By this math Sanders is 54 years old, which explains all his talk of retiring—from one sport, anyway. "That time is definitely coming," he warns apocalyptically. "And it will be football that goes first. Football will definitely go before baseball."

But time passes—it's all that passes on the best cornerback in football—and scant weeks after that conversation, Sanders tells his teammates that he may indeed soon retire. From baseball. Or so reports Red infielder Lenny Harris. Sanders publicly hinted as much after the trade. "All I'll say is that I told the guys the other day that I had a few things on my mind, and they involved possibly not playing one sport," said Sanders. "I'm not going to say which one."

Sanders is under contract to play baseball through this season. He is a free agent in football and has the San Francisco 49ers, the Dallas Cowboys, the Philadelphia Eagles, the Denver Broncos and the Miami Dolphins waiting impatiently for him to decide which team will have his services come October. Sanders was recently photographed in each of those teams' uniforms for the box art of a forthcoming video game. So not even Sega knows with whom he will sign.

Prime Time won't tip his hand ("Football's the last thing I think about in baseball season," he says), except to proclaim that the team must be a serious Super Bowl contender. Only that's not how he puts it.
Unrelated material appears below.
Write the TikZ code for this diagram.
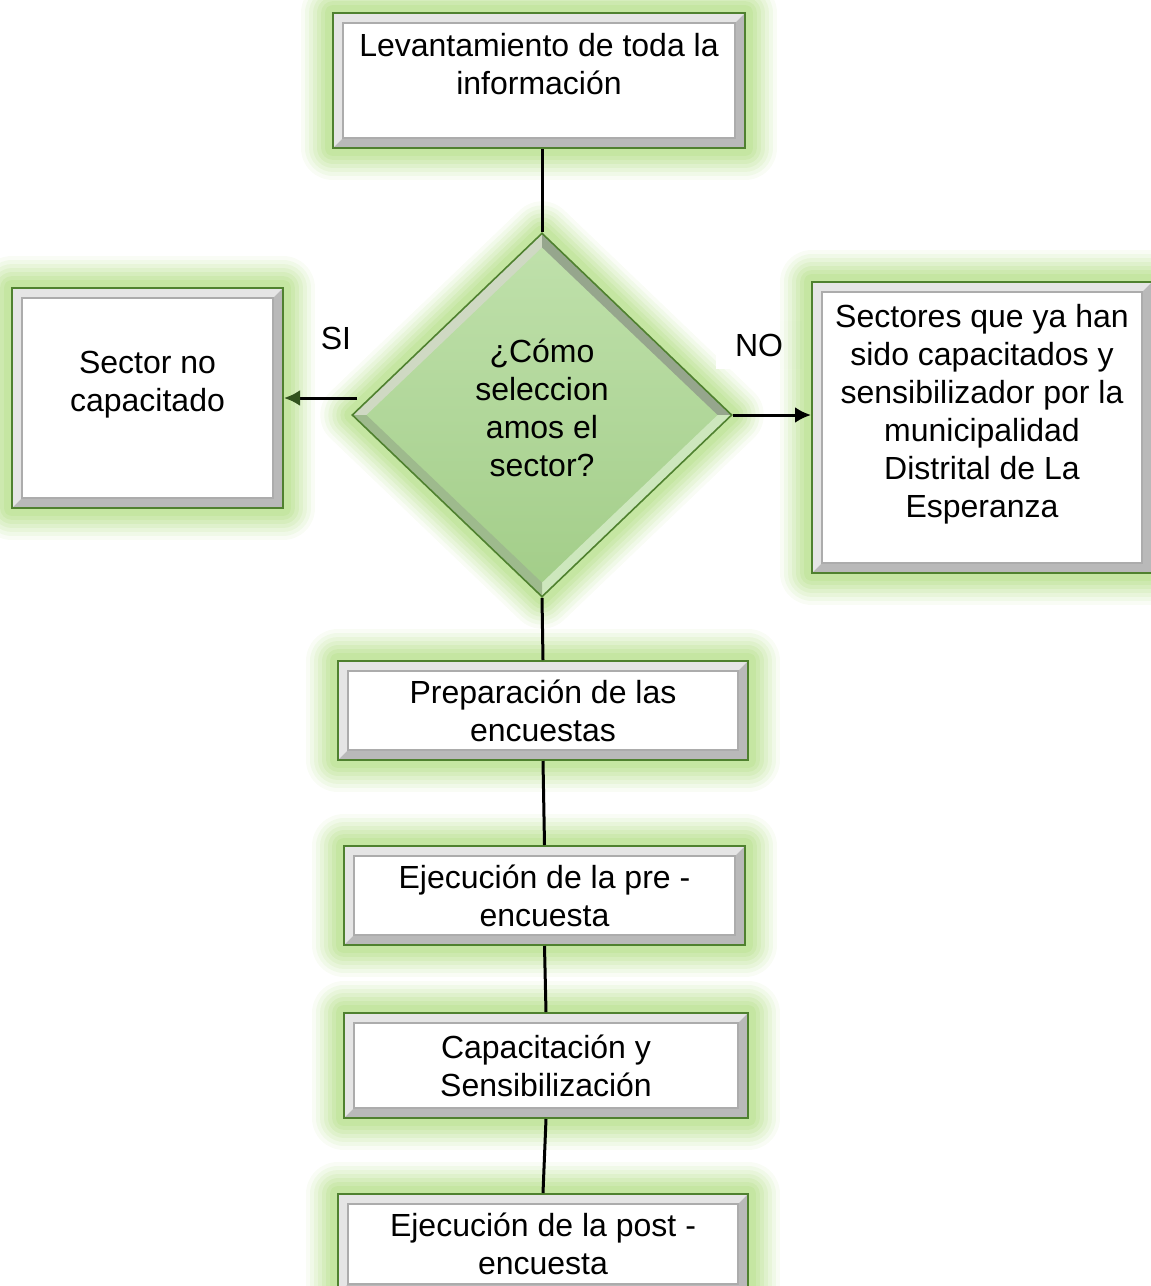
\documentclass[tikz,border=0pt]{standalone}
\usepackage{fontspec}
\setmainfont{Liberation Sans}
\usepackage{tikz}
\usetikzlibrary{shapes, arrows.meta, positioning}
\usepackage{xcolor}
\definecolor{glowgreen}{RGB}{146,208,80}
\definecolor{edgegreen}{RGB}{79,129,47}
\definecolor{sigreen}{RGB}{50,82,30}
\definecolor{difftop}{RGB}{192,225,172}
\definecolor{diffbot}{RGB}{162,205,136}
\newcommand{\ppb}{path picture bounding box}
\newcommand{\bev}{5pt}
\newcommand{\dbev}{7pt}

\begin{document}
\begin{tikzpicture}[
            x=0.5pt, y=-0.5pt,
            every node/.style={font=\fontsize{16}{19}\selectfont, align=center},
            glow/.style={
                preaction={draw=glowgreen, line width=32pt, draw opacity=.06, line join=round},
                preaction={draw=glowgreen, line width=28pt, draw opacity=.08, line join=round},
                preaction={draw=glowgreen, line width=24pt, draw opacity=.09, line join=round},
                preaction={draw=glowgreen, line width=20pt, draw opacity=.1, line join=round},
                preaction={draw=glowgreen, line width=16pt, draw opacity=.12, line join=round},
                preaction={draw=glowgreen, line width=12pt, draw opacity=.13, line join=round},
                preaction={draw=glowgreen, line width=8pt, draw opacity=.14, line join=round}},
            stepbox/.style={glow, draw=edgegreen, line width=1pt, fill=white, inner sep=0pt,
                path picture={
                    \fill[gray!20] (\ppb.south west) -- (\ppb.north west) -- (\ppb.north east)
                        -- ++(-\bev,-\bev) -| ([shift={(\bev,\bev)}]\ppb.south west) -- cycle;
                    \fill[gray!55] (\ppb.south west) -- (\ppb.south east) -- (\ppb.north east)
                        -- ++(-\bev,-\bev) |- ([shift={(\bev,\bev)}]\ppb.south west) -- cycle;
                    \draw[gray!65, line width=.6pt] ([shift={(\bev,\bev)}]\ppb.south west)
                        rectangle ([shift={(-\bev,-\bev)}]\ppb.north east);
                }},
            decision/.style={diamond, glow, draw=edgegreen, line width=.8pt,
                top color=difftop, bottom color=diffbot, text depth=7pt,
                minimum width=190pt, minimum height=182pt, inner sep=0pt,
                path picture={
                    \fill[green!25!lime!10!white!85!black] (\ppb.west) -- (\ppb.north)
                        -- ([yshift=-\dbev]\ppb.north) -- ([xshift=\dbev]\ppb.west) -- cycle;
                    \fill[edgegreen!45!gray!70] (\ppb.north) -- (\ppb.east)
                        -- ([xshift=-\dbev]\ppb.east) -- ([yshift=-\dbev]\ppb.north) -- cycle;
                    \fill[difftop!80!white] (\ppb.east) -- (\ppb.south)
                        -- ([yshift=\dbev]\ppb.south) -- ([xshift=-\dbev]\ppb.east) -- cycle;
                    \fill[edgegreen!55!white] (\ppb.south) -- (\ppb.west)
                        -- ([xshift=\dbev]\ppb.west) -- ([yshift=\dbev]\ppb.south) -- cycle;
                }},
            raised/.style={text depth=17pt},
            link/.style={line width=1.5pt},
            yesarrow/.style={link, -{Latex[length=8pt, width=8pt, color=sigreen]}},
            noarrow/.style={link, -{Latex[length=8pt, width=8pt]}}
        ]
        \useasboundingbox (0,0) rectangle (1151,1286);

        \node[stepbox, raised, minimum width=206pt, minimum height=67.5pt] (info) at (539,80.5)
            {Levantamiento de toda la\\información};
        \node[decision] (choice) at (542,415) {¿Cómo\\seleccion\\amos el\\sector?};
        \node[stepbox, raised, minimum width=135.5pt, minimum height=110pt] (nocap) at (147.5,398)
            {Sector no\\capacitado};
        \node (si) at (336,338) {SI};
        \node[fill=white, minimum width=43pt, minimum height=24pt] (no) at (759,345) {NO};
        \node[stepbox, raised, minimum width=170pt, minimum height=145.5pt] (donecap) at (982,427.5)
            {Sectores que ya han\\sido capacitados y\\sensibilizador por la\\municipalidad\\Distrital de La\\Esperanza};

        % pasos de la encuesta
        \foreach \Name/\X/\Y/\W/\H/\Text in {
                prep/543/710.5/205/49.5/{Preparación de las\\encuestas},
                pre/544.5/895.5/200.5/49.5/{Ejecución de la pre -\\encuesta},
                capac/546/1065.5/202/52.5/{Capacitación y\\Sensibilización},
                post/543/1244/205/50/{Ejecución de la post -\\encuesta}}
            \node[stepbox, minimum width=\W pt, minimum height=\H pt] (\Name) at (\X,\Y) {\Text};

        \draw[link] (choice.north |- info.south) -- (choice.north);
        \draw[yesarrow] ([xshift=3pt]nocap.east -| choice.west) -- (nocap.east);
        \draw[noarrow] (choice.east) -- (choice.east -| donecap.west);

        \foreach \From/\To in {choice/prep, prep/pre, pre/capac, capac/post}
            \draw[link] (\From.south) -- (\To.north);
    \end{tikzpicture}
\end{document}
What he says is, "You don't go from a Yugo [the Atlanta Falcons] to a Benz [the 49ers] back to a Yugo." Sanders's agent is seeking $3 million for a 10-game contract.

The Niners are encouraged that Sanders is playing baseball in San Francisco, and according to a Giant executive, gave him a ringing endorsement when the Giants called Friday morning looking for references. "I think chances are better than 50 percent that we'll sign him," says 49er president Carmen Policy. Bronco coach Mike Shanahan, who had lunch with Sanders in June, seems to concur: "I got the impression that if he could have financial security and play on good teams, both in one town, that would appeal to him."

Sanders had hoped to finish this season trying to help the Reds win a World Series title. Instead, he now gets to share the spotlight and earrings with Barry Bonds.